**** RECORDED INFORMATION

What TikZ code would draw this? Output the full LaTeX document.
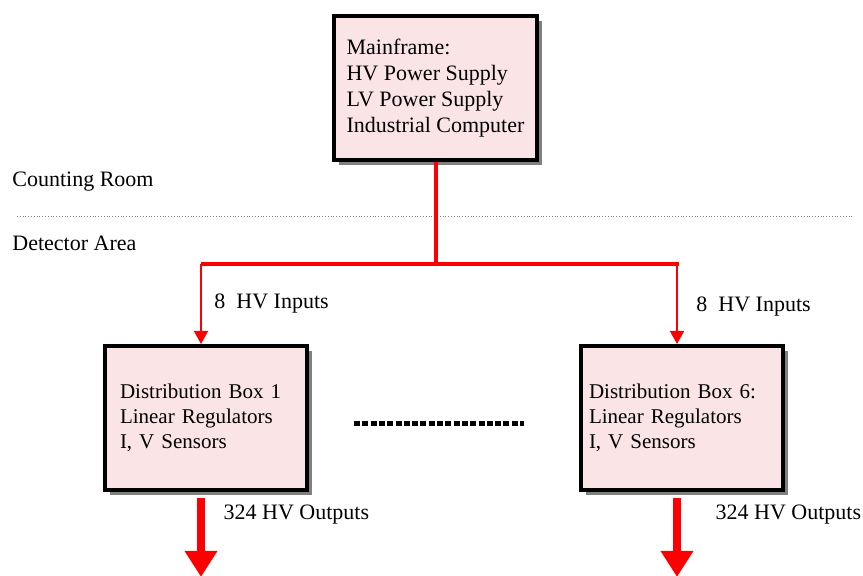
\documentclass[tikz,border=0pt]{standalone}
\usepackage{fontspec}
\setmainfont{Liberation Serif}
\usetikzlibrary{arrows.meta,positioning,calc,shadows}
\definecolor{boxpink}{RGB}{251,228,230}
\definecolor{hvred}{RGB}{255,0,0}
\definecolor{shadowgray}{RGB}{128,128,128}

\begin{document}
\begin{tikzpicture}[x=0.5pt,y=-0.5pt,
    every node/.style={font=\fontsize{11}{13}\selectfont,text=black},
    unitbox/.style={draw,line width=2pt,fill=boxpink,align=left,
      minimum width=101pt,minimum height=72pt,
      drop shadow={shadow xshift=2.5pt,shadow yshift=-2.5pt,opacity=1,fill=shadowgray}},
    distbox/.style={font=\fontsize{10.5}{12.5}\selectfont},
    feed/.style={hvred,line width=2pt},
    feedin/.style={hvred,line width=0.75pt,-{Triangle[width=7pt,length=6.5pt]}},
    feedout/.style={hvred,line width=4pt,shorten <=3pt,-{Triangle[width=15.5pt,length=13pt]}},
    gapdots/.style={line width=2.5pt,dash pattern=on 3pt off 1.15pt}]
  \useasboundingbox (0,0) rectangle (863,576);

  % areas
  \node[anchor=west,inner sep=0pt] (counting) at (12,182) {Counting Room};
  \node[anchor=west,inner sep=0pt] (detector) at (12,243) {Detector Area};
  \draw[gray,line width=0.4pt,densely dotted] (17,216) -- (852,216);

  % boxes
  \node[unitbox,inner xsep=6.5pt] (mainframe) at (435.5,88.5)
    {Mainframe:\\HV Power Supply\\LV Power Supply\\Industrial Computer};
  \node[unitbox,distbox,inner xsep=7pt,text width=86pt] (box1) at (206,418)
    {Distribution Box 1\\Linear Regulators\\I, V Sensors};
  \node[unitbox,distbox,inner xsep=4pt,text width=93pt] (box6) at (682,418)
    {Distribution Box 6:\\Linear Regulators\\I, V Sensors};

  \coordinate (split1) at (201,264);
  \coordinate (split6) at (677,264);
  \coordinate (out1) at (201,577);
  \coordinate (out6) at (677,577);

  % HV feed
  \draw[feed] (mainframe.south) -- (mainframe.south |- split1);
  \draw[feed] (split1) -- ([xshift=1pt]split6);
  \draw[feedin] (split1) --
    node[right=3pt]{8\ \ HV Inputs} (split1 |- box1.north);
  \draw[feedin] (split6) --
    node[right=6pt,yshift=-1.5pt]{8\ \ HV Inputs} (split6 |- box6.north);
  \draw[feedout] (box1.south -| out1) --
    node[pos=0.27,right=6pt]{324 HV Outputs} (out1);
  \draw[feedout] (box6.south -| out6) --
    node[pos=0.27,right=14pt]{324 HV Outputs} (out6);

  % boxes 2..5
  \draw[gapdots] ([shift={(45,5.5)}]box1.east) -- ([shift={(-55,5.5)}]box6.west);
\end{tikzpicture}
\end{document}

********

_WHAT IS REQUIRED_
Restate, line by line and word for word, everything from the top of the material through the line that contains "(0,0) rectangle (863,576);". Leave pictures out.

_CORRECT ANSWER_
What TikZ code would draw this? Output the full LaTeX document.
\documentclass[tikz,border=0pt]{standalone}
\usepackage{fontspec}
\setmainfont{Liberation Serif}
\usetikzlibrary{arrows.meta,positioning,calc,shadows}
\definecolor{boxpink}{RGB}{251,228,230}
\definecolor{hvred}{RGB}{255,0,0}
\definecolor{shadowgray}{RGB}{128,128,128}

\begin{document}
\begin{tikzpicture}[x=0.5pt,y=-0.5pt,
    every node/.style={font=\fontsize{11}{13}\selectfont,text=black},
    unitbox/.style={draw,line width=2pt,fill=boxpink,align=left,
      minimum width=101pt,minimum height=72pt,
      drop shadow={shadow xshift=2.5pt,shadow yshift=-2.5pt,opacity=1,fill=shadowgray}},
    distbox/.style={font=\fontsize{10.5}{12.5}\selectfont},
    feed/.style={hvred,line width=2pt},
    feedin/.style={hvred,line width=0.75pt,-{Triangle[width=7pt,length=6.5pt]}},
    feedout/.style={hvred,line width=4pt,shorten <=3pt,-{Triangle[width=15.5pt,length=13pt]}},
    gapdots/.style={line width=2.5pt,dash pattern=on 3pt off 1.15pt}]
  \useasboundingbox (0,0) rectangle (863,576);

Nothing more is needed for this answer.